*TO BE DONE*:
Return, without pictures, the lines from the start of the data through the one that contains "Serif, Times New".

-------- DATA LINES --------

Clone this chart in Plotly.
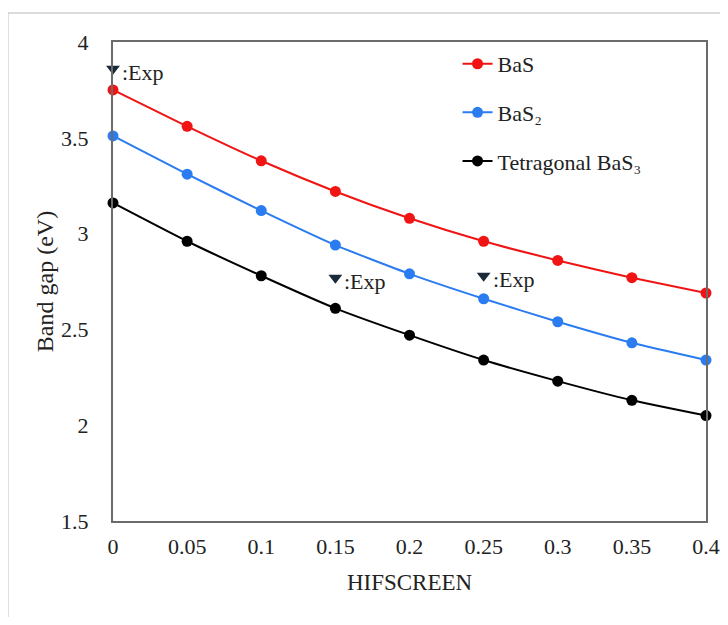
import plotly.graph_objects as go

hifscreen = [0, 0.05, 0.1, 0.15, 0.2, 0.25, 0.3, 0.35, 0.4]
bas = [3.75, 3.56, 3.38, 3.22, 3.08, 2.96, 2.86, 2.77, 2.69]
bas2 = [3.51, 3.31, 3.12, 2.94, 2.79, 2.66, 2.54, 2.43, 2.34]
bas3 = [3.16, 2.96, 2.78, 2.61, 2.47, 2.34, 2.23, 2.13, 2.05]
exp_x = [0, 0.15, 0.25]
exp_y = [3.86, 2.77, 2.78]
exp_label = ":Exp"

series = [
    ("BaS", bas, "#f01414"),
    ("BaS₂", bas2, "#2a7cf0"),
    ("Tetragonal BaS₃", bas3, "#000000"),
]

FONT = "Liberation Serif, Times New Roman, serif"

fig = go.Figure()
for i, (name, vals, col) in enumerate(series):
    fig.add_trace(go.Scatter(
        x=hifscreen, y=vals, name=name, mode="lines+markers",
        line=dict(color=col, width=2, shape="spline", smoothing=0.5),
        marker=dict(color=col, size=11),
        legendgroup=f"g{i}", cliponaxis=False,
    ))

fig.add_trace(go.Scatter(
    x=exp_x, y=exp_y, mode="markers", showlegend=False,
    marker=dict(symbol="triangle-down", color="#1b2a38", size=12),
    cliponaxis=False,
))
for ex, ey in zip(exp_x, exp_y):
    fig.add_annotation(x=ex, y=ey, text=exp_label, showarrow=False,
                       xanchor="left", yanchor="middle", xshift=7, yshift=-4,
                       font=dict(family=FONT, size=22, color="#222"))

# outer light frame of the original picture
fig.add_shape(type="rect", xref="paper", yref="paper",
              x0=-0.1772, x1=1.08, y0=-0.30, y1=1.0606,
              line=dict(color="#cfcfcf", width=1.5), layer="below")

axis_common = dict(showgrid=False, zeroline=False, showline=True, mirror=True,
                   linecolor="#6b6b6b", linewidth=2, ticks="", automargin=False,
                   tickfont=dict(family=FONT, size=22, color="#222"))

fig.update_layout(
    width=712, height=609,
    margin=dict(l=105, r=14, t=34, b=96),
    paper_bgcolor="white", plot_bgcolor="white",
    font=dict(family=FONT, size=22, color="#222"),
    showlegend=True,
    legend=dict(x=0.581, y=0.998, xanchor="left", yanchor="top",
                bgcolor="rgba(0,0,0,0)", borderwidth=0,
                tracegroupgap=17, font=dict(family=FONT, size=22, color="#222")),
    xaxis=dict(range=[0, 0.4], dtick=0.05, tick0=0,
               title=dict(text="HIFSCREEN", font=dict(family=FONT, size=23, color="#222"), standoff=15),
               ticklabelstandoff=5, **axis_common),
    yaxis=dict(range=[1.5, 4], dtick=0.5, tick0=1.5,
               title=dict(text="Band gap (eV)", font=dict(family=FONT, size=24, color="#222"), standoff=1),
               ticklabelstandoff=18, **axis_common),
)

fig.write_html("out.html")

--------

*ANSWER TO THIS TASK*:
Clone this chart in Plotly.
import plotly.graph_objects as go

hifscreen = [0, 0.05, 0.1, 0.15, 0.2, 0.25, 0.3, 0.35, 0.4]
bas = [3.75, 3.56, 3.38, 3.22, 3.08, 2.96, 2.86, 2.77, 2.69]
bas2 = [3.51, 3.31, 3.12, 2.94, 2.79, 2.66, 2.54, 2.43, 2.34]
bas3 = [3.16, 2.96, 2.78, 2.61, 2.47, 2.34, 2.23, 2.13, 2.05]
exp_x = [0, 0.15, 0.25]
exp_y = [3.86, 2.77, 2.78]
exp_label = ":Exp"

series = [
    ("BaS", bas, "#f01414"),
    ("BaS₂", bas2, "#2a7cf0"),
    ("Tetragonal BaS₃", bas3, "#000000"),
]

FONT = "Liberation Serif, Times New Roman, serif"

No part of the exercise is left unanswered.